I woke up this morning to find Hayek’s Road to Serfdom topping the bestseller list on Amazon. And while it’s quite disturbing that it took Glenn Beck’s promotions (the guy who called President O a racist and regularly preaches doomsday on Fox) to get it there, I’m quite happy for the result.
The Road to Serfdom outlines the dangers of falling prey to socialist principles, however honorable they may seem from afar. Due to the complexities of the economic system, a centralized, planned economy is only feasible in practice under a tyrannical regime. This, in turn, breeds economic inequality, the very opposite of what the structure strives to achieve.
Road to Serfdom was first published in the 1940s to a world that had just emerged from the cruelty of the Nazi regime and was facing the looming threat of Communism. It’s bewildering that almost seventy years later we are still debating the merits of such a system.

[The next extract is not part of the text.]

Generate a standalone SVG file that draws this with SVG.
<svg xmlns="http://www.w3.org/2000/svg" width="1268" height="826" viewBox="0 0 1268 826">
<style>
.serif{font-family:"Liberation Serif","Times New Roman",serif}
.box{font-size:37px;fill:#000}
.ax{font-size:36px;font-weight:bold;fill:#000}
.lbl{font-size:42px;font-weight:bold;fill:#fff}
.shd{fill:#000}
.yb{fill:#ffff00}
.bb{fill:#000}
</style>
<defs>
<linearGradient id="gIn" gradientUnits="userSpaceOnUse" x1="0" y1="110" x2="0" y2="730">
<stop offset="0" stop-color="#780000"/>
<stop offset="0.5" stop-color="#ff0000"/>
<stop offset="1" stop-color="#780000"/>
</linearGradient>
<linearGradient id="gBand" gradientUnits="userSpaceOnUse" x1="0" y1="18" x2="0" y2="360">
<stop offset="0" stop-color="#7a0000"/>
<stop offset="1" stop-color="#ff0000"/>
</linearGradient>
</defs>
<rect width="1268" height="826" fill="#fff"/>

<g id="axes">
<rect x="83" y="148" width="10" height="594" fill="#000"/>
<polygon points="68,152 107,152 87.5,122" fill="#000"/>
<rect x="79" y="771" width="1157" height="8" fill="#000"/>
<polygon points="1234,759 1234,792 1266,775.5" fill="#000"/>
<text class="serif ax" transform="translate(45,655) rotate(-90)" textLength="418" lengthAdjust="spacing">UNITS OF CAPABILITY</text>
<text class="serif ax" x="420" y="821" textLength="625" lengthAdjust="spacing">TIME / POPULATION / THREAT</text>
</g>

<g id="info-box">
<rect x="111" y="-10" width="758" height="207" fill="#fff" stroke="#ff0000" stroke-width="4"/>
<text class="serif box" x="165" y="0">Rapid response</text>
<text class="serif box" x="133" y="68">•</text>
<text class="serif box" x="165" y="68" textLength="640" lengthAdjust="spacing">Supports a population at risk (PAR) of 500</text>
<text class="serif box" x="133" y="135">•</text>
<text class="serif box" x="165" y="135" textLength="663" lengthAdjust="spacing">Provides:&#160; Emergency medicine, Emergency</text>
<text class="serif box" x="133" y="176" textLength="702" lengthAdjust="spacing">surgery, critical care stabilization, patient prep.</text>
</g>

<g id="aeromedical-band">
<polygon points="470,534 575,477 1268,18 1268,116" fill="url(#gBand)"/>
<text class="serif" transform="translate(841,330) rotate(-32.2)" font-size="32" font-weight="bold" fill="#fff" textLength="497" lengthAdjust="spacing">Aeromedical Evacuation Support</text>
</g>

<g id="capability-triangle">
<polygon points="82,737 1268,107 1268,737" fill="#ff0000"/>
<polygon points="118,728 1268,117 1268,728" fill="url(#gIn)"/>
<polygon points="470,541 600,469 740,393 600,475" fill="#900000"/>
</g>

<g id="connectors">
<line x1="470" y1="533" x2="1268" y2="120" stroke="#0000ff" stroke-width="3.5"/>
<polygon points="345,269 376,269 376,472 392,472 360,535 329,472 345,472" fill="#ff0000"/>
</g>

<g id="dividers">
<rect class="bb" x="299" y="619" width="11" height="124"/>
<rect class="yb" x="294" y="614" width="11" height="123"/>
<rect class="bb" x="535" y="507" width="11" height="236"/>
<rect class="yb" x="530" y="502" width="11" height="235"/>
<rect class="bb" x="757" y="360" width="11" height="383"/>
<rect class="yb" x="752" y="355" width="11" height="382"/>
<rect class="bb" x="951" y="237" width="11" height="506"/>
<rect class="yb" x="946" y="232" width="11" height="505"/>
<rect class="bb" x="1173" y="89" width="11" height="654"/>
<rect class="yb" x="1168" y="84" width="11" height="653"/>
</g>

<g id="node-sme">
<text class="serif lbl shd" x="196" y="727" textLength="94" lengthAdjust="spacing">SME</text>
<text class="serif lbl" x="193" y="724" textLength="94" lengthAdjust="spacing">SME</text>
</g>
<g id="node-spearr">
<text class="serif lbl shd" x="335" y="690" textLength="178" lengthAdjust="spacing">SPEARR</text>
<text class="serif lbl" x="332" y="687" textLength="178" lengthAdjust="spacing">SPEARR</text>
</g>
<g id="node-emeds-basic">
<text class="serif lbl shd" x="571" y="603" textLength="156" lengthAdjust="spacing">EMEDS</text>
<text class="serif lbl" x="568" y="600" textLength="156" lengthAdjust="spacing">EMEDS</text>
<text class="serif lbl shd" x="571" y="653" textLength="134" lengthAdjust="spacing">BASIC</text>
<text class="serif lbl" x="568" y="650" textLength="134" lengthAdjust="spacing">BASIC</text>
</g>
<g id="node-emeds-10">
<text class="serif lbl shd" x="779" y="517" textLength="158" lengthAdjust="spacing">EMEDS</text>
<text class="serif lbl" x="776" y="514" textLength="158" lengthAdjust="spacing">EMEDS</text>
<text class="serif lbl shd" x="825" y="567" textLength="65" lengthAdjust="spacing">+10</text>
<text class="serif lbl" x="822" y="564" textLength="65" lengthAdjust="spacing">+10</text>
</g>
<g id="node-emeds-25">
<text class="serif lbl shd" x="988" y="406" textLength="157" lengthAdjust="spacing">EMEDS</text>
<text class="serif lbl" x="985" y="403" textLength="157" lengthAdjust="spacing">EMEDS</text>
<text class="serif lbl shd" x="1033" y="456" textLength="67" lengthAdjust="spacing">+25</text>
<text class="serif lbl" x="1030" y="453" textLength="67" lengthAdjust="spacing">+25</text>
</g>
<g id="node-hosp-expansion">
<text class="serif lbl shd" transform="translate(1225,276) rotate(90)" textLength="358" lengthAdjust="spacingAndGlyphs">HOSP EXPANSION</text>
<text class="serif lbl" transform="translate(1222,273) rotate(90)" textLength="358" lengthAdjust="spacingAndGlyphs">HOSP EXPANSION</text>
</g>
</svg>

With the onset of the recession, more and more people are turning to socialism, interpreting the recent events as a failure of capitalism. Cries can be heard from left and right for increased regulation and government control. Yet we are conveniently forgetting the unavoidable dangers that all such admirable ideals entail (The Communist Manifesto was veiled as a call to arms for the cause of equality). The choices we make in the pretense of the greater good may result in unintended consequences. In the words of Hayek:
To the great apostles of political freedom the word “freedom” meant freedom from coercion, freedom from the arbitrary power of other men, release from the ties which left the individual no choice but obedience to the order of a superior to whom he was attached. The new freedom promised, however, was to freedom from necessity, release from the compulsion of the circumstances, which inevitably limit the range of choice of all of us. Freedom in this sense is, of course merely another name for power or wealth.